Artificial intelligence software

Adobe Enhanced Speech is an online artificial intelligence software tool by Adobe that aims to significantly improve the quality of recorded speech that may be badly muffled, reverberated, full of artifacts, tinny, etc. and convert it to a studio-grade, professional level, regardless of the initial input's clarity. Users may upload mp3 or wav files up to an hour long and a gigabyte in size to the site to convert them relatively quickly, then being free to listen to the converted version, toggle back-and-forth and alternate between it and the original as it plays, and download it.

Currently in beta and free to the public, it has been used in the restoration of old movies and the creation of professional-quality podcasts, narrations, etc. by those without sufficient microphones.
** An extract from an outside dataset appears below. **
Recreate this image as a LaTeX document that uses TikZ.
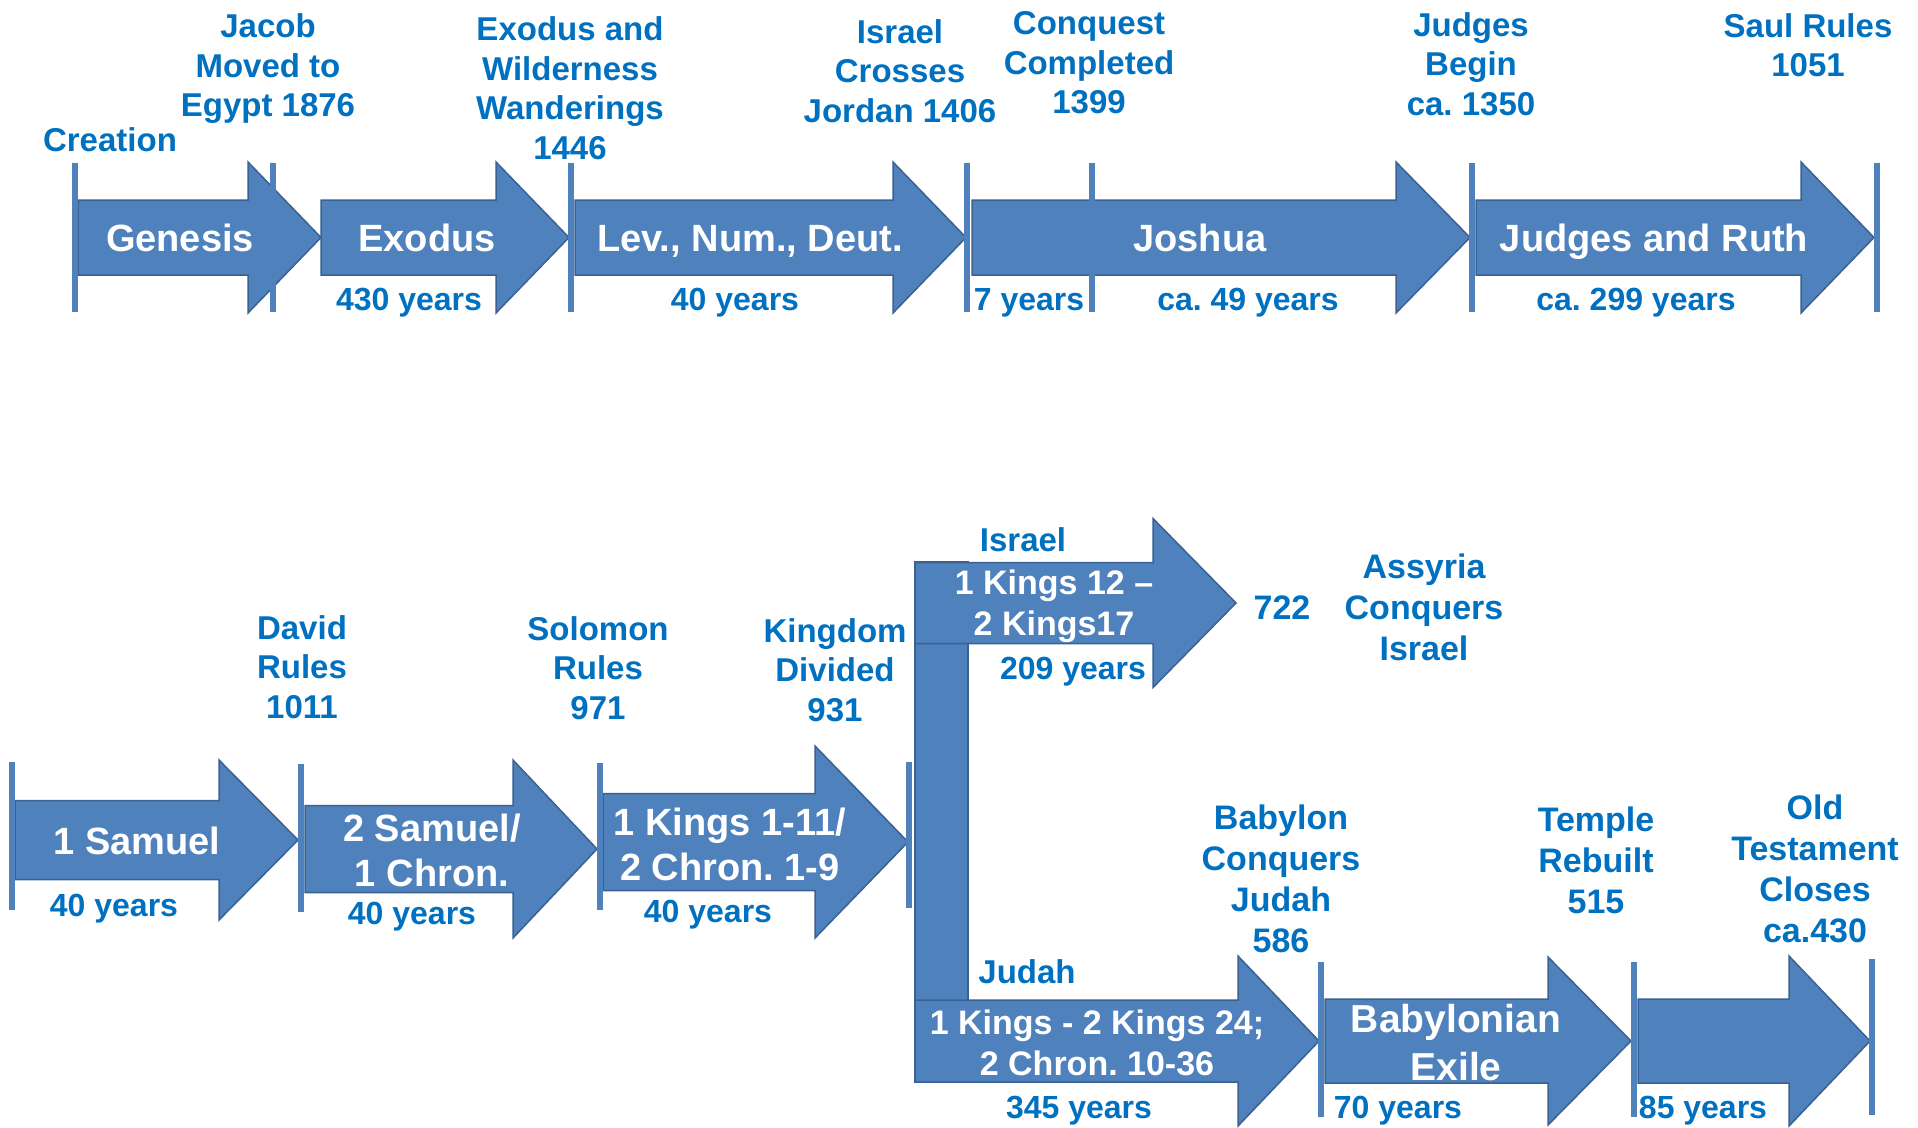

Although the model still has some current limitations, such as not being compatible with singing and occasional issues with excessively muffled source audio resulting in a light lisp in the improved version, it is otherwise noted as incredibly effective and efficient in its purpose. Utilizing advanced machine learning algorithms to distinguish between speech and background sounds, it enhances the quality of the speech by filtering out the noise and artifacts, adjusting the pitch and volume levels, and normalizing the audio. This is accomplished by the network having been trained on a large dataset of speech samples from a diverse range of sources and then being fine-tuned to optimize the output.